Reggae music is also known for promoting the use of cannabis also known as herb, or ganja. Some popular artist such as Buju Banton and Capleton, began the Rastafari movement their lyrics and music was more conscious and root direct. Socio-political topics that reggae music touched on was Black Nationalism, anti-racism, anti-colonialism, anti-capitalism, criticism of political systems and "Babylon". There was a generation of musical artists and deejays that had emerged back to the roots of reggae era such as Garnett Silk, Rocker T, Tony Rebel, Sanchez, Luciano, Anthony B and Sizzla. (Reggae, 2011)

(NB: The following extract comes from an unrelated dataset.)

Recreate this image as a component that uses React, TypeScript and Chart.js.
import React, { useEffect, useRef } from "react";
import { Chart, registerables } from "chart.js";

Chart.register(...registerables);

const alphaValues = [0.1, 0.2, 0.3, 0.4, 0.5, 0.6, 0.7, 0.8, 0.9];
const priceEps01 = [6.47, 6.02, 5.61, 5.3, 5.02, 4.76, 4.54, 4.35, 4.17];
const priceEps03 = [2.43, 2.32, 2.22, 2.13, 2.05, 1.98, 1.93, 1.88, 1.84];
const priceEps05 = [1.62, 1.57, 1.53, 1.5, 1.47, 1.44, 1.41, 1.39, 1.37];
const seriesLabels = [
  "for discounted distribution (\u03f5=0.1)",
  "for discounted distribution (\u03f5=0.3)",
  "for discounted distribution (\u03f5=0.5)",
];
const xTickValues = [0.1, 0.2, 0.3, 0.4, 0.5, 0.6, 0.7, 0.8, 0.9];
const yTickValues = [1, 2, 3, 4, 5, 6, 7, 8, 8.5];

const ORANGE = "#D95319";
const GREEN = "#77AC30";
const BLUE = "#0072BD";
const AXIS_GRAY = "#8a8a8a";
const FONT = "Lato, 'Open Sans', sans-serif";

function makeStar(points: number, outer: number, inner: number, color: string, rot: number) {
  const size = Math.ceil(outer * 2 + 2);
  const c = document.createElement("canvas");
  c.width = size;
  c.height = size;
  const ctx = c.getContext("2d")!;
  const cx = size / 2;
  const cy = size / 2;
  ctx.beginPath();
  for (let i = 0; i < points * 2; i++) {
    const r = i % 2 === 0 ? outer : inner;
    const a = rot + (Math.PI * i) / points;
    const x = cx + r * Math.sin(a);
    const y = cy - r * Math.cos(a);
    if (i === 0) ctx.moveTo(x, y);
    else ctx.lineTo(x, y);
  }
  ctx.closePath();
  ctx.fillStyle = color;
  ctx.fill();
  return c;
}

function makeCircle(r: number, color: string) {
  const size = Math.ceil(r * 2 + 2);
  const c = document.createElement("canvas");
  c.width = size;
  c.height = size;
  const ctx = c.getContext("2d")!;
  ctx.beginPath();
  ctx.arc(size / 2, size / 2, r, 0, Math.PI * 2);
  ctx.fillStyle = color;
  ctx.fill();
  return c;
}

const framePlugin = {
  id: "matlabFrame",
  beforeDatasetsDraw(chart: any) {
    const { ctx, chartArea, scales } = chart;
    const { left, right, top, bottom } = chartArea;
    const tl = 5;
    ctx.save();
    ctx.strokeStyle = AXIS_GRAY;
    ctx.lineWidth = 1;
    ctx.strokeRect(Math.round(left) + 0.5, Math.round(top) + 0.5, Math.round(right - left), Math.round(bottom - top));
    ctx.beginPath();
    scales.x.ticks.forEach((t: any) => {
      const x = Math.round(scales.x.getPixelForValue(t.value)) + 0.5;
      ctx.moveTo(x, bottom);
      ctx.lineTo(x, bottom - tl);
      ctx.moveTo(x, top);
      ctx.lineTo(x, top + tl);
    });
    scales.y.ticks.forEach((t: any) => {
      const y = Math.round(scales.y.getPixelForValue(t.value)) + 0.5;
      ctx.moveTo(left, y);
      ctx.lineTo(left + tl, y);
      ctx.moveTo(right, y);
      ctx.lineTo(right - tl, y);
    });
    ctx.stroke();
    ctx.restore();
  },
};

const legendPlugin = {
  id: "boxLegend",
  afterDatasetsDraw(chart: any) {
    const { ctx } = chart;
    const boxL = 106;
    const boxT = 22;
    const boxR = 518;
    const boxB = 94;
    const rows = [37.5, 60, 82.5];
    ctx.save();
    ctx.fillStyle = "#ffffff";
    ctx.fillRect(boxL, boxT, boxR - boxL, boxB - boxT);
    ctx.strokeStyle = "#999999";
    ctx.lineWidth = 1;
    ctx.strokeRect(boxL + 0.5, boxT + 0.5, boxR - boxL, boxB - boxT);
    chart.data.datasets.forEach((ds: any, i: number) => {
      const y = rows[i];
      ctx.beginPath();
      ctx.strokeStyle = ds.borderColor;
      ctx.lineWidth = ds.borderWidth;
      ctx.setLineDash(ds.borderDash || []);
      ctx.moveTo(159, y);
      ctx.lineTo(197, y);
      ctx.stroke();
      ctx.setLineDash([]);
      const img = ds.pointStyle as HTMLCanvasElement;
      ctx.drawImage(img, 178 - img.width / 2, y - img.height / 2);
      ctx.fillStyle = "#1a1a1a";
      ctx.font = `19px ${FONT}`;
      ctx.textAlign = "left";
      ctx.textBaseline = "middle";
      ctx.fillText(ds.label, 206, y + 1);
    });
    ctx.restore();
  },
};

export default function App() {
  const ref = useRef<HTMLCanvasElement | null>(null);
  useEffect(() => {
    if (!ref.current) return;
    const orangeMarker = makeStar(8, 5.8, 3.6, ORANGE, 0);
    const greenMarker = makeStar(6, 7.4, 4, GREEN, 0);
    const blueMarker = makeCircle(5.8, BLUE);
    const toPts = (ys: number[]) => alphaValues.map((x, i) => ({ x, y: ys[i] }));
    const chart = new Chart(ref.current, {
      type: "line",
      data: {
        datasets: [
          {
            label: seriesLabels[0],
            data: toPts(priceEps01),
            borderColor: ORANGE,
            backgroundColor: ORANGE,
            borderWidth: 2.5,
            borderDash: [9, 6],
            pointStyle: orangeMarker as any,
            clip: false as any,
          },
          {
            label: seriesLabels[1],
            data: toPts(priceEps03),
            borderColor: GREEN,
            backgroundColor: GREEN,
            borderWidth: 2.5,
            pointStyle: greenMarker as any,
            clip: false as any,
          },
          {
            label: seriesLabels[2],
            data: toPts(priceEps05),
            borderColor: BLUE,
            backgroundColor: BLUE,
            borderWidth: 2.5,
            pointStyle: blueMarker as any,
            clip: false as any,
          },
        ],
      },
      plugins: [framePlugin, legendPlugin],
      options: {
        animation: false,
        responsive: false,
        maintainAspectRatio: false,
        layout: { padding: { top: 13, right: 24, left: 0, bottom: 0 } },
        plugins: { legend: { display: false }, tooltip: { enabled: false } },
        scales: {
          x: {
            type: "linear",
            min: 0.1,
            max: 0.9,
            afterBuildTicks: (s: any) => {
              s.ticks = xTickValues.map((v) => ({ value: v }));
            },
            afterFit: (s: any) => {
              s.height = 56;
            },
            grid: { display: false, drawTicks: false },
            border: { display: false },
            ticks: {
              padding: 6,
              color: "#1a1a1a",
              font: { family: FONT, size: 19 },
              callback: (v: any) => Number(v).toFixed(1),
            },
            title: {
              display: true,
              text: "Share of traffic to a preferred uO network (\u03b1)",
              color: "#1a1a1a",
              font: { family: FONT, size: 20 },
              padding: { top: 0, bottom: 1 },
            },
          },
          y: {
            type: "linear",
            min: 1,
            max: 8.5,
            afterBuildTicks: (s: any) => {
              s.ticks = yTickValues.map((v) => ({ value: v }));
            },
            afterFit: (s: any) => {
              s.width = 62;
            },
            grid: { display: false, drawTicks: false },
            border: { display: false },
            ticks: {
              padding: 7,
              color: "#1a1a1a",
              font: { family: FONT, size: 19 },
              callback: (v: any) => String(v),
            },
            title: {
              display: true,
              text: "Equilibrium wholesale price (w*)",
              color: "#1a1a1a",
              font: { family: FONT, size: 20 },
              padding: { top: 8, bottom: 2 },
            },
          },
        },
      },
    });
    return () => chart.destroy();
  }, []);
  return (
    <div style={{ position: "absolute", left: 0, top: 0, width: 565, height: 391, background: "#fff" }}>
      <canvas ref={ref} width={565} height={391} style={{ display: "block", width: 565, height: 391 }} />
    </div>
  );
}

Dancehall music had originated during the late 1970s. Dancehall music owes its moniker to the Jamaican dance halls in which popular Jamaican recordings were played by local deejays. It began in the late 1940s among people from the inner city of Kingston, Jamaica who were not able to participate in dances uptown. Social and political changes in late-1970s Jamaica were reflected in the shift away from the more internationally oriented roots reggae towards a style geared more towards local consumption. Musical themes of social injustice, repatriation and the Rastafari movement were overtaken by lyrics about dancing, violence, and sexuality (Dancehall, 2011).
A trend that was rising in dancehall was sound clash albums which feature rival deejays or artists competing head-to-head for the appreciation of the audience. With sound clashes rivalries started to grow and the violence came. Two of the biggest artists of the early dancehall era were Yellow-man and Eek-a-Mouse but instead of giving into violence they chose humor. Yellowman was the first Jamaican artist to sign to a major American record label. Follow that emergence of female artists in dancehall music, including: Sister Charmaine, Lady G, Lady Junie, Junie Ranks, Lady Saw, Sister Nancy and Shelly Thunder. (Dancehall, 2011)

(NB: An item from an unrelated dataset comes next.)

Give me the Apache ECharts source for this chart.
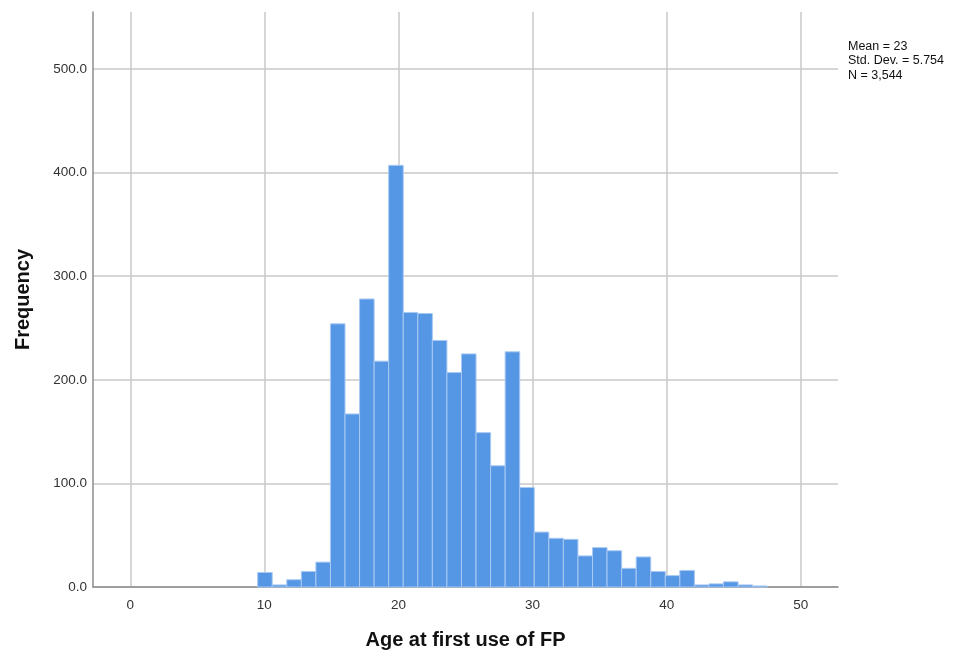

Dancehall artists have been criticized for their violence, sexual and homophobia lyrics. Artists targeted by the homophobia group including Beenie Man, Elephant Man, TOK, Bounty Killa, Vybz Kartel and Buju Banton. Buju Banton's song "Boom Bye-Bye" states that gays "haffi dead". The controversy surrounding homophobia lyrics has led to the cancellation of tours due to artists refusing to conform to censorship pressures. After lobbying from the Stop Murder Music coalition, the dancehall music industry agreed in 2005 to stop releasing songs that promote hatred and violence against gay people (Dancehall, 2011).

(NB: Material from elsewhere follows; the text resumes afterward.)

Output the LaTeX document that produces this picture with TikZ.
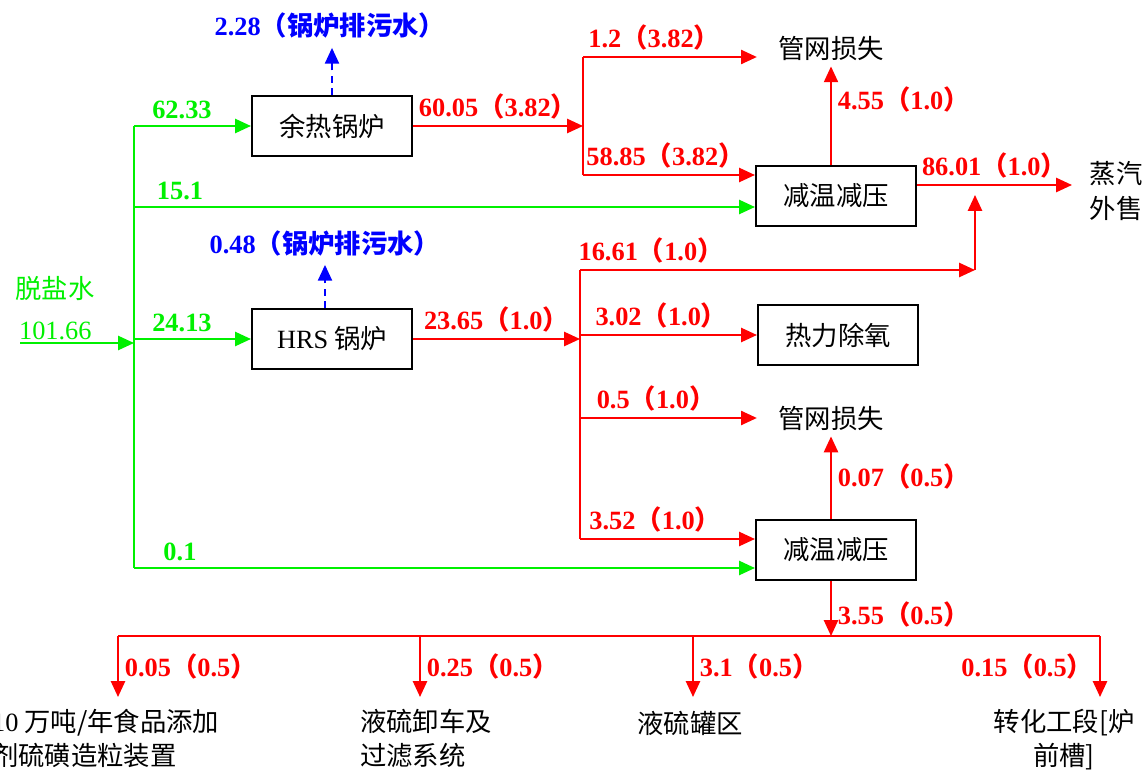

During the mid-twentieth century, the immigration of Caribbean inhabitants to large cities played a major role in spreading the music of the region. New-York City and Miami in particular, emerged as large centers for Latin and West Indian popular music. The music of the Caribbean is a diverse grouping of musical genres synthesized from African, European, Indian and native influences, created by the descendants of African slaves. Such variety and diversity depicts the talent of Caribbean ancestors, and the melting pot of cultures which make up the Caribbean today. Caribbean music moves the spirit, releases tension, influences nations and can either calm or excite masses. In my Caribbean island of St.Lucia and many others, music tells a story. I believe that we live for the music, through the music and by the music.